__Rows from a dataset of charts and code__

★ ★ ★ ★

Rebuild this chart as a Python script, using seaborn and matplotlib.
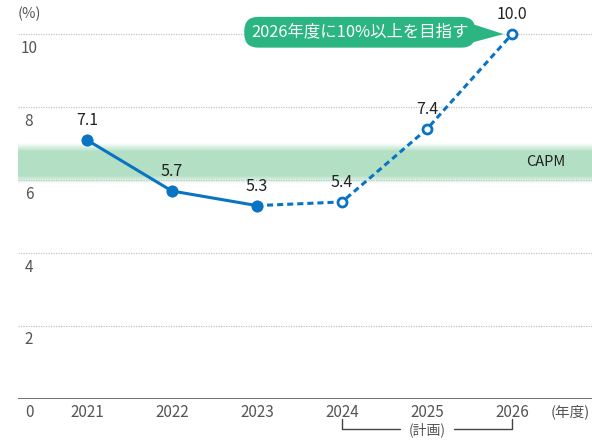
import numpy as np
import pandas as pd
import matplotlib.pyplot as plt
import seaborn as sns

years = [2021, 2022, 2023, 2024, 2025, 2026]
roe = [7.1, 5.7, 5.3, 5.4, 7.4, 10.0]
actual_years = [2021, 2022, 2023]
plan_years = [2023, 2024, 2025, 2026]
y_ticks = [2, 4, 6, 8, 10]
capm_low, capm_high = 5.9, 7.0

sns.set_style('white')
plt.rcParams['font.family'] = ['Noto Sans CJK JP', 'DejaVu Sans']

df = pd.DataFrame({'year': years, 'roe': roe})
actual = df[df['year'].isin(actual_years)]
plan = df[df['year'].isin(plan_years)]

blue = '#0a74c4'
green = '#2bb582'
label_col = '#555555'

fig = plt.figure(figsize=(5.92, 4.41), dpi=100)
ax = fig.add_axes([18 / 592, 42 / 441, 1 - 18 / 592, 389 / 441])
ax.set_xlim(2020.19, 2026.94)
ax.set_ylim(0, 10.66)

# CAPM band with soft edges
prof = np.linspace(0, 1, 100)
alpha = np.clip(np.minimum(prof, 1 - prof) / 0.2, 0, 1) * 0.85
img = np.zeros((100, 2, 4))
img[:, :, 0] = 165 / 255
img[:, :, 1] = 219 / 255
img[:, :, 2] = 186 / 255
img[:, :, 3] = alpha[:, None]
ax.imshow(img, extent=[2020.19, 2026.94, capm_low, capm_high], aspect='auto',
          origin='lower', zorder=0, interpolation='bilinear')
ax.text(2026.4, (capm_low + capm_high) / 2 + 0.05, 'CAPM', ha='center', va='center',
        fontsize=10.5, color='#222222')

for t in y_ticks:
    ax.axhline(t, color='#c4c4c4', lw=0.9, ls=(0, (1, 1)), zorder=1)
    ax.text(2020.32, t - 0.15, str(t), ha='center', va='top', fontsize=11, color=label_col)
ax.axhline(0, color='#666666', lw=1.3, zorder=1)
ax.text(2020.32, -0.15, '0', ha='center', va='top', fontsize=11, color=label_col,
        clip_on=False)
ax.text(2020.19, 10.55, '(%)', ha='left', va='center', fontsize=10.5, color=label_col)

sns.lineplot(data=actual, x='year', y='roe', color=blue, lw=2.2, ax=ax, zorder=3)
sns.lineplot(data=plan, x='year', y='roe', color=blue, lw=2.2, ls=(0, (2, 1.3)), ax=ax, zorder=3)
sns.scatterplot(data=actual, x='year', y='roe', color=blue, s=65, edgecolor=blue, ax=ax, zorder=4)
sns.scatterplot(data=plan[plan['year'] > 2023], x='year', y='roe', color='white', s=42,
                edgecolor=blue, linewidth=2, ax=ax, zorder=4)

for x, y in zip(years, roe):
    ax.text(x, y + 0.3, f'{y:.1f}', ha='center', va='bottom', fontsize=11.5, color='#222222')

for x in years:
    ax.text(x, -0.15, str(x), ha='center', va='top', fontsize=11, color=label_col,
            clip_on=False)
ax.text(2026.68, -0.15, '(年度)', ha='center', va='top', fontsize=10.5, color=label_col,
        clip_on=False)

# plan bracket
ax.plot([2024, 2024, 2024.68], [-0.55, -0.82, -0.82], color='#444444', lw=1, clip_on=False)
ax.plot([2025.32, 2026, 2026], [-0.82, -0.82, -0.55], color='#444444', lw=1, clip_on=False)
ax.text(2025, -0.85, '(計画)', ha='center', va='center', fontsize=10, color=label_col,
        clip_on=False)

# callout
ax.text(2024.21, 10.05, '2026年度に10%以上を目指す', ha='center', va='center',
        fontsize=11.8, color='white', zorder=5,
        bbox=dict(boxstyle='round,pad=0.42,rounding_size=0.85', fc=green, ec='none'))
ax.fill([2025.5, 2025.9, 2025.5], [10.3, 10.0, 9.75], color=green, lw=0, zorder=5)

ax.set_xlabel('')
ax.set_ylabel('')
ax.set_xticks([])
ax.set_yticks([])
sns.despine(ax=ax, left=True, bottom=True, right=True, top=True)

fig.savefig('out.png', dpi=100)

★ ★ ★ ★

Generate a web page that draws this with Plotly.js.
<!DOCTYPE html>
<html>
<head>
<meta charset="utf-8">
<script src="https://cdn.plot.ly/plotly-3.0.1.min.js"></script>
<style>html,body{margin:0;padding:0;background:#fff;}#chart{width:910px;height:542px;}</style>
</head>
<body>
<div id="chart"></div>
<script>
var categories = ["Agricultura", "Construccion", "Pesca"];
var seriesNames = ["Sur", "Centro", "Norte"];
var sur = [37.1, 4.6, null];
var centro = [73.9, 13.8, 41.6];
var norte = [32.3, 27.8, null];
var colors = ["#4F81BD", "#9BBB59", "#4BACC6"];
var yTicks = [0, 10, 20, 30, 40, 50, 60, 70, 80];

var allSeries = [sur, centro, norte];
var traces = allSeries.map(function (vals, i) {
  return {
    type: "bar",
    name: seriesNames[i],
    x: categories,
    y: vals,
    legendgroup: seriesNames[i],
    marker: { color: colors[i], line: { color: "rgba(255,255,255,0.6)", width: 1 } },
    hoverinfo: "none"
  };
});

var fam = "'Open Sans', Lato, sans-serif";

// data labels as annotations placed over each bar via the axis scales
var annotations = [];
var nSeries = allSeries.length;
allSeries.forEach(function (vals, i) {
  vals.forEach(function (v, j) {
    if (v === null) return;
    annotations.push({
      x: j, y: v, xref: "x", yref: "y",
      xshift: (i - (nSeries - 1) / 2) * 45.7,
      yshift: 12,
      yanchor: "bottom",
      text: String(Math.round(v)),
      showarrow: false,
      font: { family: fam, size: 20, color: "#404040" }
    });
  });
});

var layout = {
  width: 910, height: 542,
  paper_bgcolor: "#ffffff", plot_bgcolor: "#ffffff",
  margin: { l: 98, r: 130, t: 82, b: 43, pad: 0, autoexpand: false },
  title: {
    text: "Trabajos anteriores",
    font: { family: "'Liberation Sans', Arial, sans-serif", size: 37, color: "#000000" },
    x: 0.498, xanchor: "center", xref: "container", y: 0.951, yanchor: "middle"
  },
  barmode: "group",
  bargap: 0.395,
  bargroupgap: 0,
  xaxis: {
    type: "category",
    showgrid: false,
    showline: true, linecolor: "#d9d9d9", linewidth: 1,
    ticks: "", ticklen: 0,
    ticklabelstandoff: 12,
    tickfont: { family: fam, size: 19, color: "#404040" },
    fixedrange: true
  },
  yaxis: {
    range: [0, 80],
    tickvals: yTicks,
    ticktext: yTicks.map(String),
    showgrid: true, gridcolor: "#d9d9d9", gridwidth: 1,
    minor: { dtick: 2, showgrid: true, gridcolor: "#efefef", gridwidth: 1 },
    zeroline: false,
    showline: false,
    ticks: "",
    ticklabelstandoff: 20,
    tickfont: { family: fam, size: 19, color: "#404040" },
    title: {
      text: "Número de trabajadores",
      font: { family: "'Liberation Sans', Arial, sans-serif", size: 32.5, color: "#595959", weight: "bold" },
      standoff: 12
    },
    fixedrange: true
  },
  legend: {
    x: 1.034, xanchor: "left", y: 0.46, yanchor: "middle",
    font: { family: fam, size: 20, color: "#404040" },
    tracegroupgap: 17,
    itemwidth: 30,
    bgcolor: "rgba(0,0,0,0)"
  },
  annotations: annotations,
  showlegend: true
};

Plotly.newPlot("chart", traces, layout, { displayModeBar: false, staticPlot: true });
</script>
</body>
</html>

★ ★ ★ ★

Print exactly what appears from the line holding "Rebuild this chart" down to the line holding "fontsize=10.5, color='#222222')", both ends kept, leaving out the pictures.

Rebuild this chart as a Python script, using seaborn and matplotlib.
import numpy as np
import pandas as pd
import matplotlib.pyplot as plt
import seaborn as sns

years = [2021, 2022, 2023, 2024, 2025, 2026]
roe = [7.1, 5.7, 5.3, 5.4, 7.4, 10.0]
actual_years = [2021, 2022, 2023]
plan_years = [2023, 2024, 2025, 2026]
y_ticks = [2, 4, 6, 8, 10]
capm_low, capm_high = 5.9, 7.0

sns.set_style('white')
plt.rcParams['font.family'] = ['Noto Sans CJK JP', 'DejaVu Sans']

df = pd.DataFrame({'year': years, 'roe': roe})
actual = df[df['year'].isin(actual_years)]
plan = df[df['year'].isin(plan_years)]

blue = '#0a74c4'
green = '#2bb582'
label_col = '#555555'

fig = plt.figure(figsize=(5.92, 4.41), dpi=100)
ax = fig.add_axes([18 / 592, 42 / 441, 1 - 18 / 592, 389 / 441])
ax.set_xlim(2020.19, 2026.94)
ax.set_ylim(0, 10.66)

# CAPM band with soft edges
prof = np.linspace(0, 1, 100)
alpha = np.clip(np.minimum(prof, 1 - prof) / 0.2, 0, 1) * 0.85
img = np.zeros((100, 2, 4))
img[:, :, 0] = 165 / 255
img[:, :, 1] = 219 / 255
img[:, :, 2] = 186 / 255
img[:, :, 3] = alpha[:, None]
ax.imshow(img, extent=[2020.19, 2026.94, capm_low, capm_high], aspect='auto',
          origin='lower', zorder=0, interpolation='bilinear')
ax.text(2026.4, (capm_low + capm_high) / 2 + 0.05, 'CAPM', ha='center', va='center',
        fontsize=10.5, color='#222222')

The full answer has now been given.